Великая мелодия | страница 12



Не помню уж, при первой ли встрече или гораздо позже, он высказал вот какую мысль, очень важную, на мой взгляд. Еще в Ленинграде он задумался над назначением искусства. Зачем оно? И пришел к неожиданному тогда для меня выводу: искусство добросовестно отражало каждый шаг человечества, оно было то как линза, то как увеличивающее или уменьшающее зеркало. Поднималось белыми крылатыми быками и драконами, кривилось ликами богов и царей, стелами, изображающими битвы или мирный труд ремесленника и землепашца. Оно в общем-то никогда не было адекватным реальным событиям: оно совершало свой танец, в своем ритме, не предписанном никем из людей или богов. Оно как бы жило своей внутренней жизнью, понятной в своей глубине в общем-то лишь человеку искусства, ироничному даже тогда, когда он сооружает победную стелу фараону или царьку: художник знает, что и Асархаддон смертен, вечно лишь древо жизни. Художник, как врач, молча делает свое дело в полном убеждении полезности и нужности своего труда. Ему нет спасенья от своего искусства, он лишь орудие его… Он не любит слов, потому что ничего не сможет объяснить, если бы даже захотел. Вылепив статую, он уже все сказал. Да, да, историю человечества мы в первую голову воспринимаем через образы искусства, через осадочные пласты культуры того или иного народа. То ли в форме устных или письменных былин, в эпосе, в обличье мифов, загнанных в мрамор, бронзу или мозаику; искусство всегда было своеобразным материализованным эхом исторических событий. Научившись интерпретировать явления искусства, мы получаем способность заглянуть в пропасти человеческого разума.

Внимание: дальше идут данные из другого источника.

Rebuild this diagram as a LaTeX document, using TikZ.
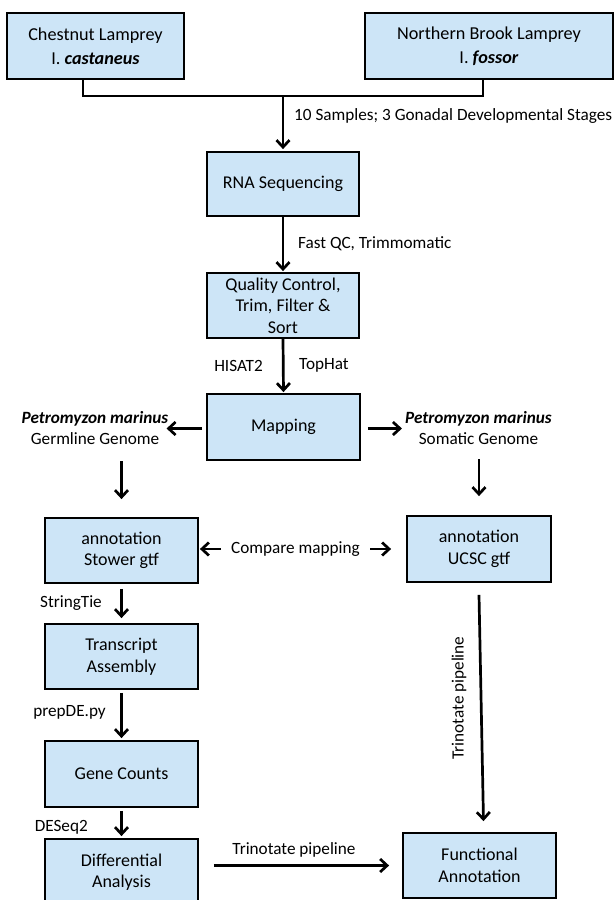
\documentclass[tikz,border=0pt]{standalone}
\usepackage{fontspec}
\setmainfont{Carlito}
\usetikzlibrary{arrows.meta}
\definecolor{boxblue}{RGB}{205,229,247}
\tikzset{
  x=1pt, y=-1pt,
  box/.style={draw=black, line width=1.8pt, fill=boxblue, align=center, inner sep=0pt,
    font=\fontsize{18}{21.5}\selectfont},
  topbox/.style={box, font=\fontsize{18.2}{24}\selectfont},
  lbl/.style={inner sep=0pt, font=\fontsize{17.2}{21}\selectfont},
  conn/.style={line width=2.7pt, line join=miter},
  arr/.style={line width=2.7pt, -{Straight Barb[length=7pt,width=13pt,line width=2.7pt]}},
  arrtwo/.style={line width=2.7pt, {Straight Barb[length=7pt,width=13pt,line width=2.7pt]}-{Straight Barb[length=7pt,width=13pt,line width=2.7pt]}},
}
\begin{document}
\begin{tikzpicture}
\useasboundingbox (0,0) rectangle (614,900);
\fill[white] (0,0) rectangle (614,900);

% boxes
\node[topbox, minimum width=177pt, minimum height=66pt] (chest) at (95.5,46) {Chestnut Lamprey\\I. \textbf{\textit{castaneus}}};
\node[topbox, minimum width=248pt, minimum height=66pt] (north) at (489,46) {Northern Brook Lamprey\\I. \textbf{\textit{fossor}}};
\node[box, minimum width=152pt, minimum height=64pt] (rna) at (283,184) {RNA Sequencing};
\node[box, minimum width=152pt, minimum height=65pt] (qc) at (283,305.5) {Quality Control,\\Trim, Filter \&\\Sort};
\node[box, minimum width=153pt, minimum height=66pt] (map) at (283.5,427) {Mapping};
\node[box, minimum width=153pt, minimum height=65pt] (ann1) at (121.5,550.5) {annotation\\Stower gtf};
\node[box, minimum width=144pt, minimum height=66pt] (ann2) at (479,549) {annotation\\UCSC gtf};
\node[box, minimum width=153pt, minimum height=65pt] (trans) at (121.5,656.5) {Transcript\\Assembly};
\node[box, minimum width=153pt, minimum height=66pt] (gene) at (121.5,774) {Gene Counts};
\node[box, minimum width=153pt, minimum height=66pt] (diff) at (121.5,872) {Differential\\Analysis};
\node[box, minimum width=153pt, minimum height=65pt] (func) at (479.5,865.5) {Functional\\Annotation};

% genome labels
\node[lbl, align=center] (germ) at (95,428.5) {\textbf{\textit{Petromyzon marinus}}\\Germline Genome};
\node[lbl, align=center] (som) at (478.5,428.5) {\textbf{\textit{Petromyzon marinus}}\\Somatic Genome};

% top connector
\coordinate (junc) at (283,96);
\draw[conn] ([xshift=-12.5pt]chest.south) |- ([xshift=-6pt]north.south |- junc) -- ([xshift=-6pt]north.south);
\draw[arr, shorten >=2pt] (junc) -- (junc |- rna.north);
\node[lbl, anchor=west] (l1) at (294,116) {10 Samples; 3 Gonadal Developmental Stages};

\draw[arr, shorten >=1pt] (rna.south) -- (qc.north);
\node[lbl, anchor=west] (l2) at (298,244) {Fast QC, Trimmomatic};

\draw[arr, shorten >=1pt] (qc.south) -- (map.north);
\node[lbl, anchor=east] (l3) at (263,366) {HISAT2};
\node[lbl, anchor=west] (l4) at (299,365) {TopHat};

\draw[arr] ([xshift=-4pt]map.west |- germ.east) -- ([xshift=-2pt]germ.east);
\draw[arr] ([xshift=7pt]map.east |- som.west) -- ([xshift=-3pt]som.west);

\draw[arr] ([yshift=-16pt]germ.south -| ann1.north) -- ([yshift=18pt]ann1.north);
\draw[arr] ([yshift=-14pt]som.south -| ann2.north) -- ([yshift=19pt]ann2.north);

\draw[arrtwo] ([xshift=1pt]ann1.east |- ann2.west) -- ([xshift=-15pt]ann2.west)
  node[midway, lbl, fill=white, inner xsep=10pt, inner ysep=2pt] (cmp) {Compare mapping};

\draw[arr] ([yshift=-5pt]ann1.south) -- ([yshift=5pt]trans.north);
\node[lbl, anchor=east] (l5) at (102,603) {StringTie};
\draw[arr] ([yshift=-3pt]trans.south) -- ([yshift=2pt]gene.north);
\node[lbl, anchor=east] (l6) at (106,712) {prepDE.py};
\draw[arr] ([yshift=-3pt]gene.south) -- ([yshift=2pt]diff.north);
\node[lbl, anchor=east] (l7) at (88,827) {DESeq2};

\draw[arr] ([xshift=15pt]diff.east |- func.west) -- ([xshift=-13pt]func.west);
\node[lbl] (l8) at (294,850) {Trinotate pipeline};

\draw[arr] ([yshift=-12pt]ann2.south) -- ([xshift=4pt,yshift=11pt]func.north);
\node[lbl, rotate=90] (l9) at (459,698) {Trinotate pipeline};
\end{tikzpicture}
\end{document}
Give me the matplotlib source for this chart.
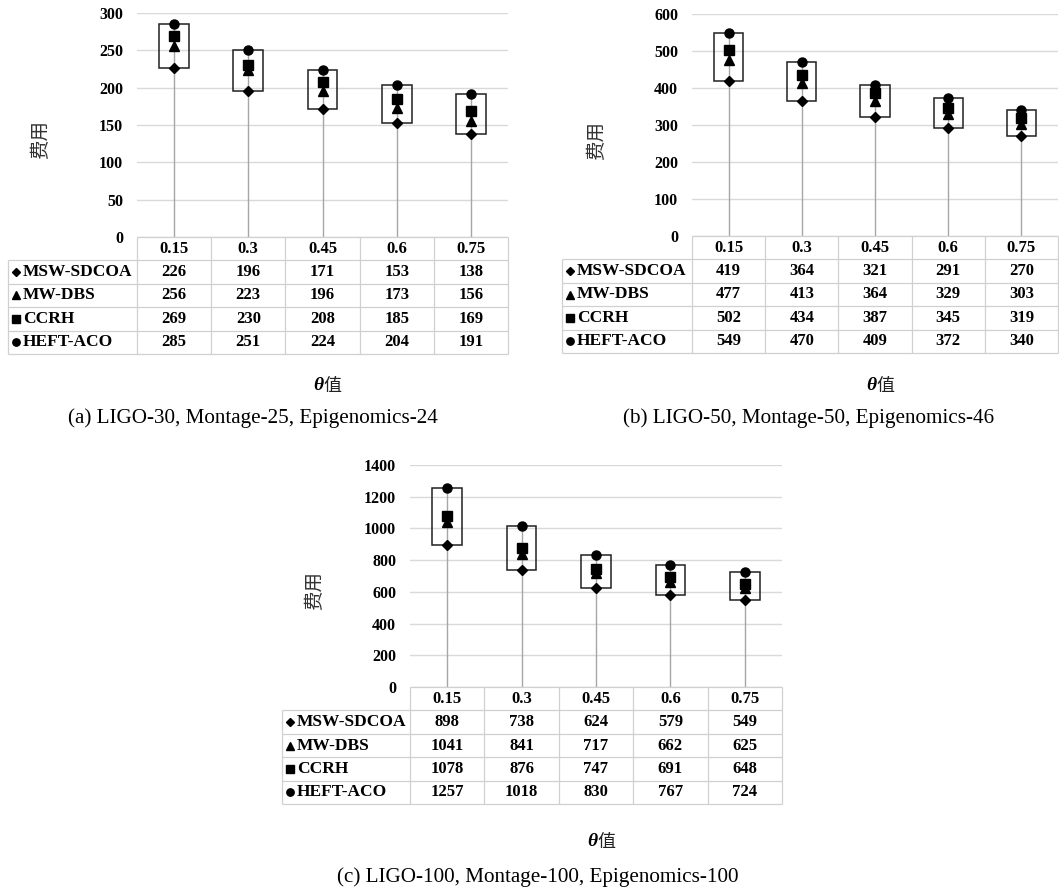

— Так вот, я долго бился над загадкой: во имя чего они, люди искусства, старались? — сказал он. — Во имя чего стараются во все времена художники? Что они знали такое, чего не знаю я? И в конце концов осенило: они все стремились к одному: к духовному сближению племен, народов! Так было всегда с людьми искусства, изначально. Они рождаются именно для этого. Без них сближение невозможно. В солнечное колесо вписались и «Гэсэриада», и «Джунгариада», и «Сокровенное сказание», и монгольские хроники, и затерянные в тумане веков труды великих монгольских лингвистов, угасшие песни талантливых народных поэтов. Во мне пробудилась жажда отыскать то, что затеряно, спасти, вернуть голос, казалось бы, навеки умолкнувшему, включить шедевры монгольской культуры в культурный обиход всего человечества: если все это сближало когда-то племена, то сегодня может сблизить целые народы. Я разгадал основное назначение искусства: сближать! Мне нравятся погребальные надписи Древнего Египта: «Мертвого имя назвать — все равно что вернуть его к жизни». Вот я и разрываюсь между современностью и прошлым. Наш современный опыт уникален, о нем надо рассказывать; наша история — поучительна, о ней должны знать все. Если бы у меня было две жизни, я бросил бы их на эти два участка; а так приходится одну делить пополам. Поезжай в Тариат-сомон на берег Чулута. Араты до сих пор почитают здесь чудо-рощу: из одного корня растет более десяти деревьев. Так и с нашей культурой. Вот сегодня моя Главная мелодия.